“Spenderò i soldi del Nobel nel modo più irrazionale possibile”. Questo il primo commento di Richard Thaler, in foto, economista comportamentalista, premiato pochi giorni fa con il premio Nobel per l’economia. Un riconoscimento, quello attribuito a Thaler dall’Accademia Reale di Scienze di Svezia, che segna un cambiamento e che per chi è confinato a vedere e concepire la realtà solo in termini razionali sarà sembrato, sicuramente e paradossalmente, irrazionale.
È una breccia all’interno di un pensiero unico che proprio partendo dalla razionalità e quindi dalla ricerca costante del profitto nelle proprie scelte, tende ad appiattire e semplificare il contesto economico e finanziario reale. Gli effetti di tutto questo si possono vedere ancora oggi sia con riferimento alla stesura di regole uniformi sia con riferimento a quello che dovrebbe essere la diffusione di un solo e prevalente modello di impresa considerato, a livello teorico e matematico, migliore fra tutti gli altri.
Nelle motivazioni che hanno portato l’Accademia delle Scienze a premiare Richard Thaler si sottolinea il suo contributo per avere considerato esplicitamente, nell’analisi del processo decisionale economico, la possibilità di ricorrere a ipotesi psicologicamente realistiche e le conseguenze di un mondo a razionalità limitata. In altri termini, per Thaler quello che prevale come comportamento migliore non è quello semplicemente razionale basato sulle informazioni disponibili per cui in presenza di asimmetrie informative sono proprio queste ultime a condizionare la propria scelta sempre all’interno di un pensiero logico, ma quello che tiene conto della possibile razionalità limitata degli altri o, in altre parole, delle loro imperfezioni.
Il concetto di “Misbehaving”, comportarsi male non in maniera del tutto razionale, per Richard Thaler entra quindi in modo prepotente all’interno del sistema di scelte che vengono effettuate dal singolo agente all’interno del contesto economico reale. Questa ipotesi lascia spazio all’intervento da parte dello Stato, non nel senso consolidato e conosciuto in generale di intervento pubblico in sostituzione di quello privato, ma nel senso di indirizzo, per aiutare le persone a prendere le decisioni più giuste in favore della collettività, una specie di consiglio che Thaler definisce con il termine “nudge” (spintarella gentile) – titolo anche di un suo libro – che per i liberisti puri rappresenta, senza dubbio, un’eresia.
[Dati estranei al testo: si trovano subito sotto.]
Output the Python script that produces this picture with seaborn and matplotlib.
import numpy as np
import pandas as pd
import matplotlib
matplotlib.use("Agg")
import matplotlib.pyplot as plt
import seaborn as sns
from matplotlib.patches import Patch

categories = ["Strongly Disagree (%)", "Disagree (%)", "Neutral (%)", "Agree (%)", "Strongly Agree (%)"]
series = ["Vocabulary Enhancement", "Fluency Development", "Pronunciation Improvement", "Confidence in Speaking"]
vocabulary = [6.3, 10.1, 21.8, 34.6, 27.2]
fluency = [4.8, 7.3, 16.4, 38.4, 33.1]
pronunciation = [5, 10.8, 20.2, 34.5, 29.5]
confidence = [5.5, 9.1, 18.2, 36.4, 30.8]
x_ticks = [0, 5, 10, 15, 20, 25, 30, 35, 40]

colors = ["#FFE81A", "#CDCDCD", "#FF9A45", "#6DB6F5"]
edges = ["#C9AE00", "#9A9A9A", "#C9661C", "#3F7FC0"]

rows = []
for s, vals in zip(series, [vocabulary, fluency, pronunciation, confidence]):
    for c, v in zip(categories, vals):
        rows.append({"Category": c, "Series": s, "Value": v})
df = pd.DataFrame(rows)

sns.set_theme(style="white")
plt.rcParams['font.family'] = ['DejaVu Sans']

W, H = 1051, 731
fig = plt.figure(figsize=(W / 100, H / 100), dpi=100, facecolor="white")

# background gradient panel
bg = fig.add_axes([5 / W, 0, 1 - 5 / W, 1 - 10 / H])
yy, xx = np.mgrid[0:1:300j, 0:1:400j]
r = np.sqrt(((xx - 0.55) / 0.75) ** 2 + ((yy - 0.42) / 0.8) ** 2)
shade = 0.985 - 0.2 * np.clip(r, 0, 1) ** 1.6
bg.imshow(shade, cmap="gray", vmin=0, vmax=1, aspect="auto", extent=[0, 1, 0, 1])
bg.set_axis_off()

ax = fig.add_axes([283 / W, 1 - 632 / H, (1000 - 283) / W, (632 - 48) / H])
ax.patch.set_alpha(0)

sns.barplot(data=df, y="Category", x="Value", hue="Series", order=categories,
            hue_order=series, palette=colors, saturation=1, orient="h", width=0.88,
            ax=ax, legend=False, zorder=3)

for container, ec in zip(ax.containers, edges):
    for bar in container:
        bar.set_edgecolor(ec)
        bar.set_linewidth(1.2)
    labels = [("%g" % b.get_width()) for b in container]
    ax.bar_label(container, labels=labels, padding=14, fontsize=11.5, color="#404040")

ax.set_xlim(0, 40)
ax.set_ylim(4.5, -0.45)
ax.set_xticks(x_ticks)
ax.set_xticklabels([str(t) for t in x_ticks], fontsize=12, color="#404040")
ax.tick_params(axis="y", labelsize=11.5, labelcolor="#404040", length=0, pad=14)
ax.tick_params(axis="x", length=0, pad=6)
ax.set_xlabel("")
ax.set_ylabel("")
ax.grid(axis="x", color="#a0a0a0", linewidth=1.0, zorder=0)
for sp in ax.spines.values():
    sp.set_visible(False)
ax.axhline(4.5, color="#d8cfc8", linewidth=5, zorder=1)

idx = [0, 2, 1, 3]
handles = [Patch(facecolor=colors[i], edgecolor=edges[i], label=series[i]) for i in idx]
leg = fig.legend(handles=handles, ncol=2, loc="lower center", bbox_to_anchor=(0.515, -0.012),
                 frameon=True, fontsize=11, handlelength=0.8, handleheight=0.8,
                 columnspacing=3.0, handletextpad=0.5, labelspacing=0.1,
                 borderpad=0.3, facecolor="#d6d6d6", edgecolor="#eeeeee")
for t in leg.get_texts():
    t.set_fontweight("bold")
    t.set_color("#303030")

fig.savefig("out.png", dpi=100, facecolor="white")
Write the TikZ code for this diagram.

Tuttavia proprio la possibilità introdotta da Thaler che lo Stato possa in qualche misura agire, in modo più o meno diretto, sulle scelte dei singoli per migliorare il benessere collettivo è alla base anche del successo che le sue teorie hanno avuto negli anni passati all’interno di alcune amministrazioni statali, come nel caso della presidenza Obama, perché utili a comprendere l’approccio migliore per perseguire politiche tese a favorire lo sviluppo dell’economia.
L’opposto di quello del gran fervore che ha attraversato per diversi anni le istituzioni europee e quelle dei singoli Stati all’interno dell’Unione, dove l’attenzione era sempre e comunque rivolta soltanto sui numeri, anzi, per dire meglio, sui decimali e sulla costruzione di un framework normativo spesso tagliato su misura per uno specifico e astratto modello di impresa, non tenendo conto, quindi, dell’ampia diversità presente nella realtà. Un framework che, di fatto, invece di semplificare, porta a complicare il comportamento dei soggetti economici.
Richard Thaler ci insegna che il mondo è irrazionale e che proprio per questa sua irrazionalità è più complesso di quanto possa apparire all’interno di un modello teorico puramente razionale e, quindi, astratto il cui obiettivo è solo ed esclusivamente quello della massimizzazione del profitto e dell’autoregolazione dei mercati. Non esiste un unico modo di fare impresa al quale tentare di ricondurre tutto, come si è provato a fare fino ad oggi. In un mondo che sembra ancora più irrazionale di ieri, forse per l’Europa, perché riprenda il cammino interrotto, è giunto il tempo di prendere decisioni realistiche a “razionalità limitata”.